Gov. LePage released a statement on May 16 in response to the bill, saying, if passed, he "[would] veto the bill" and instruct the state Bureau of Alcoholic Beverages & Lottery Operations (BABLO) to "delist all nips from sale in Maine."
You can read the governor's full statement below:
"Legislators say they want to prevent the littering of empty 'nip' bottles, but they do not care if it cuts funding to other state programs or increases costs for companies that do business here," said Governor LePage. "Senator Saviello said he would call my bluff that I would delist 50-millileter 'nip' bottles if this bill passes. A Maine legislator should know better than that. If this bill is passed, I will veto the bill, and I will instruct the Bureau of Alcoholic Beverages & Lottery Operations to begin working immediately with the Liquor and Lottery Commission to delist all nips from sale in Maine. I do so with regret, but the severe impact of this bill leaves me no choice."

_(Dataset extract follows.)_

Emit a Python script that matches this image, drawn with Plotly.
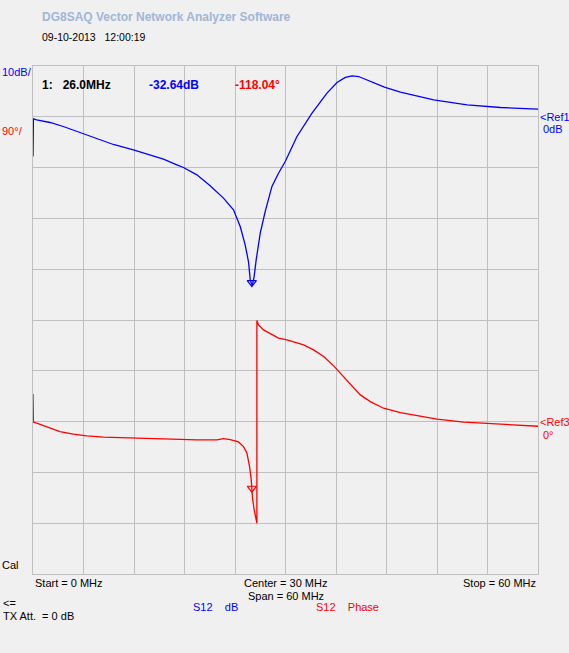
import plotly.graph_objects as go

# ---- data ----
freq_db = [0.0, 0.05, 0.44, 2.02, 3.60, 5.59, 7.58, 9.55, 11.93, 13.92, 15.50, 17.09, 17.88,
           19.47, 21.05, 22.63, 23.82, 24.62, 25.21, 25.61, 25.81, 26.05, 26.28, 26.52, 27.00,
           27.59, 28.39, 29.17, 29.97, 31.36, 33.15, 34.93, 36.12, 37.11, 37.90, 38.69, 40.08,
           41.75, 43.65, 47.61, 51.58, 55.54, 59.94, 60.0]
s12_db = [-7.8, -0.4, -0.59, -1.12, -1.91, -3.09, -4.39, -5.45, -6.50, -7.48, -8.33, -9.45, -9.98,
          -11.42, -13.58, -16.0, -18.31, -21.59, -25.2, -28.6, -32.1, -33.3, -31.4, -28.1, -22.9,
          -18.6, -13.7, -11.1, -8.8, -3.88, 0.73, 4.67, 6.75, 7.74, 8.07, 7.93, 6.95,
          5.85, 4.86, 3.35, 2.36, 1.83, 1.52, 1.52]

freq_ph = [0.0, 0.05, 0.44, 1.23, 2.02, 3.21, 4.79, 6.39, 8.36, 11.54, 15.50, 19.47, 21.85, 22.63,
           23.43, 24.42, 25.01, 25.42, 25.73, 25.93, 26.08, 26.28, 26.48, 26.60, 26.60, 26.80,
           27.39, 28.19, 29.17, 30.17, 30.96, 32.15, 33.34, 34.53, 35.72, 36.51, 37.70, 38.89,
           40.08, 41.66, 43.65, 45.63, 48.01, 51.18, 54.35, 57.53, 59.91, 60.0]
s12_phase = [49.1, -1.1, -2.8, -7.1, -11.7, -17.7, -22.3, -25.3, -27.6, -29.4, -30.7, -32.4, -32.4, -30.1,
             -31.9, -36.0, -44.3, -56.0, -79.7, -103.3, -135.7, -156.4, -174.2, -180.0, 179.0, 171.3,
             162.5, 155.4, 147.8, 144.7, 141.7, 135.9, 127.0, 115.2, 98.7, 85.8, 65.0, 47.3,
             35.4, 23.7, 15.9, 10.1, 4.3, -1.1, -4.1, -6.4, -8.1, -8.2]

marker_freq = [26.0]
marker_db = [-32.64]
marker_phase = [-118.04]

BLUE = "#0000ff"
RED = "#ff0000"
GRID = "#c0c0c0"
BG = "#f0f0f0"
FONT = "Liberation Sans"

fig = go.Figure()
fig.add_trace(go.Scatter(x=freq_db, y=s12_db, mode="lines", line=dict(color=BLUE, width=1.3),
                         yaxis="y", showlegend=False, hoverinfo="skip"))
fig.add_trace(go.Scatter(x=freq_ph, y=s12_phase, mode="lines", line=dict(color=RED, width=1.3),
                         yaxis="y2", showlegend=False, hoverinfo="skip"))
fig.add_trace(go.Scatter(x=marker_freq, y=marker_db, mode="markers",
                         marker=dict(symbol="triangle-down-open", size=8, color=BLUE, line=dict(width=1.2)),
                         yaxis="y", showlegend=False, hoverinfo="skip"))
fig.add_trace(go.Scatter(x=marker_freq, y=marker_phase, mode="markers",
                         marker=dict(symbol="triangle-down-open", size=8, color=RED, line=dict(width=1.2)),
                         yaxis="y2", showlegend=False, hoverinfo="skip"))

# plot area in pixels
L, T, R, B = 33, 66, 31, 79
WIN_W, WIN_H = 569, 653
PW = WIN_W - L - R
PH = WIN_H - T - B


def px(x):
    return (x - L) / PW


def py(y):
    return (T + PH - y) / PH


texts = [
    ("<b>DG8SAQ Vector Network Analyzer Software</b>", 40, 17, "#9fb6d6", "left", 12),
    ("09-10-2013&nbsp;&nbsp;&nbsp;12:00:19", 40, 37, "#000000", "left", 10.5),
    ("10dB/", 0, 72, BLUE, "left", 11),
    ("90°/", 0, 131, RED, "left", 11),
    ("<b>1:&nbsp;&nbsp;&nbsp;26.0MHz</b>", 40, 85, "#000000", "left", 12),
    ("<b>-32.64dB</b>", 147, 85, BLUE, "left", 12),
    ("<b>-118.04°</b>", 233, 85, RED, "left", 12),
    ("&lt;Ref1", 538, 117, BLUE, "left", 11),
    ("0dB", 541, 129, BLUE, "left", 11),
    ("&lt;Ref3", 538, 422, RED, "left", 11),
    ("0°", 541, 435, RED, "left", 11),
    ("Cal", 0, 565, "#000000", "left", 11),
    ("Start = 0 MHz", 33, 583, "#000000", "left", 11),
    ("Center = 30 MHz", 285.5, 583, "#000000", "center", 11),
    ("Span = 60 MHz", 285.5, 596, "#000000", "center", 11),
    ("Stop = 60 MHz", 538, 583, "#000000", "right", 11),
    ("&lt;=", 1, 603, "#000000", "left", 11),
    ("TX Att.&nbsp;&nbsp;= 0 dB", 1, 616, "#000000", "left", 11),
    ("S12&nbsp;&nbsp;&nbsp;&nbsp;dB", 191, 607, BLUE, "left", 11),
    ("S12&nbsp;&nbsp;&nbsp;&nbsp;Phase", 314, 607, RED, "left", 11),
]

annotations = []
for txt, x, y, col, anchor, size in texts:
    annotations.append(dict(text=txt, x=px(x), y=py(y), xref="paper", yref="paper",
                            xanchor=anchor, yanchor="middle", showarrow=False,
                            font=dict(family=FONT, size=size, color=col)))

axis_common = dict(showgrid=True, gridcolor=GRID, gridwidth=1, zeroline=False,
                   showline=True, linecolor=GRID, linewidth=1, mirror=True,
                   showticklabels=False, ticks="")

fig.update_layout(
    width=WIN_W, height=WIN_H,
    margin=dict(l=L, r=R, t=T, b=B, pad=0),
    paper_bgcolor=BG, plot_bgcolor=BG,
    xaxis=dict(range=[0, 60], dtick=6, tick0=0, fixedrange=True, **axis_common),
    yaxis=dict(range=[-90, 10], dtick=10, tick0=0, fixedrange=True, **axis_common),
    yaxis2=dict(range=[-270, 630], overlaying="y", side="right", showgrid=False, fixedrange=True,
                zeroline=False, showticklabels=False, ticks="", showline=False),
    annotations=annotations,
    showlegend=False,
    hovermode=False,
)

fig.write_html(
    "out.html",
    config={"displayModeBar": False, "staticPlot": True},
    post_script="document.body.style.margin='0';document.body.style.padding='0';"
                "document.body.style.overflow='hidden';document.body.style.background='#f0f0f0';",
)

BABLO has already informed Agency Liquor Stores that delisting of nips could likely result from the passage of this bill. "If the Legislature is really concerned about litter, delisting nips will ensure that they are not sold in Maine, and fewer of them end up as litter," said the Governor. "We will also then know that discarded nip bottles are coming in from out of state."
Governor LePage pointed out that supporters of this bill dishonestly exempted it from going to the Appropriations table to hide the true cost of the bill. Implementation of this bill is estimated to cost the State of Maine $1 million a year. However, the legislature did not appropriate funds to cover the cost. Instead, the bill's sponsor took the cost from revenue in the state's liquor contract, proceeds of which are used to fund drinking water programs and roads and bridges, as provided in statute.
"This is yet another anti-business vote that threatens jobs, increases costs to do business and puts the state's financial health at risk," said Governor LePage. "Unfortunately, this kind of secretive backroom deal that burdens the taxpayers is what I've come to expect."